To grow a professor: take an inquiring spirit, add equal parts determination and creativity, sprinkle liberally with panache. Grease pan with publications, then shove into grad school for a few years.
Professors are of a special breed. Tweed-wearing and generally bearded, they've been slightly wrinkled by time -- curiosity, however, springs eternal in the Eternal Student's breast. Especially when our Student is ensconced in an Ivory Tower.

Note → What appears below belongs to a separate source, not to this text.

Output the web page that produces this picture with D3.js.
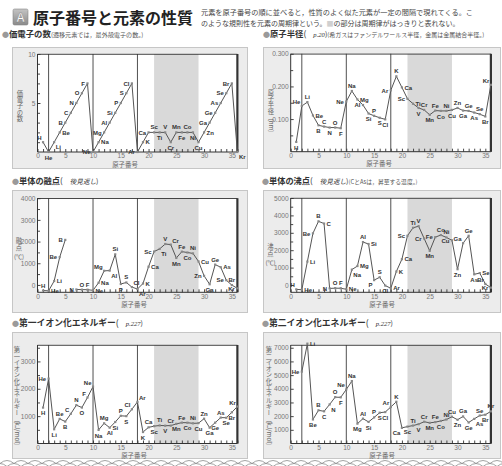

Not long ago, I had the pleasure of reading Professor Stephen Stearns's brilliant Designs for Learning. It tells the story of his long and distinguished teaching career, distilled into easily digestible headings and subheadings and presented as a singularly useful repository of teaching advice. I recommend it highly to all members of the academy: undergraduate students, graduate students, and full professors alike. (He's also written an advice manual especially for grad students -- titled Some Modest Advice -- that is equally good.)
Fanboy-ism aside, I think Stearns's view of collegiate life is one that everyone can appreciate. We're all here in our towers in order to achieve a lofty goal: to contribute to -- and learn from -- the sum total of human knowledge.
Designs proffers a vision of the instructor as a unique combination of teacher and mentor, with the ultimate goal being to mold the student into a fully socialized (if young) colleague. This year, Professor Stearns is my senior thesis advisor. I've taken various courses with him before: a lecture, a seminar, research. In each, he's emphasized the qualities of an intellectual equal -- independence, creativity, and insouciance. (Learning when to be insouciant, however, was left up to the student, with occasionally disastrous results.)
All this has conspired to change the way I think about undergraduate education: we're here to grow into fellow intellectuals, to become full colleagues of those sophisticated bookworms we admire. I won't be so bold to make the claim that college is the only time in one's life to do this, but it certainly is one of the best. Most of us aren't yet burdened with the obligations that creep in slowly with age, while we're also equipped with spry mental facilities that respond pretty well to stimulation.
So: make the effort to sip from that proverbial fire hose. Though I hear post-collegiate life only gets better (and I will admit here that I have my suspicions), it might be a little while before you find another good hydrant.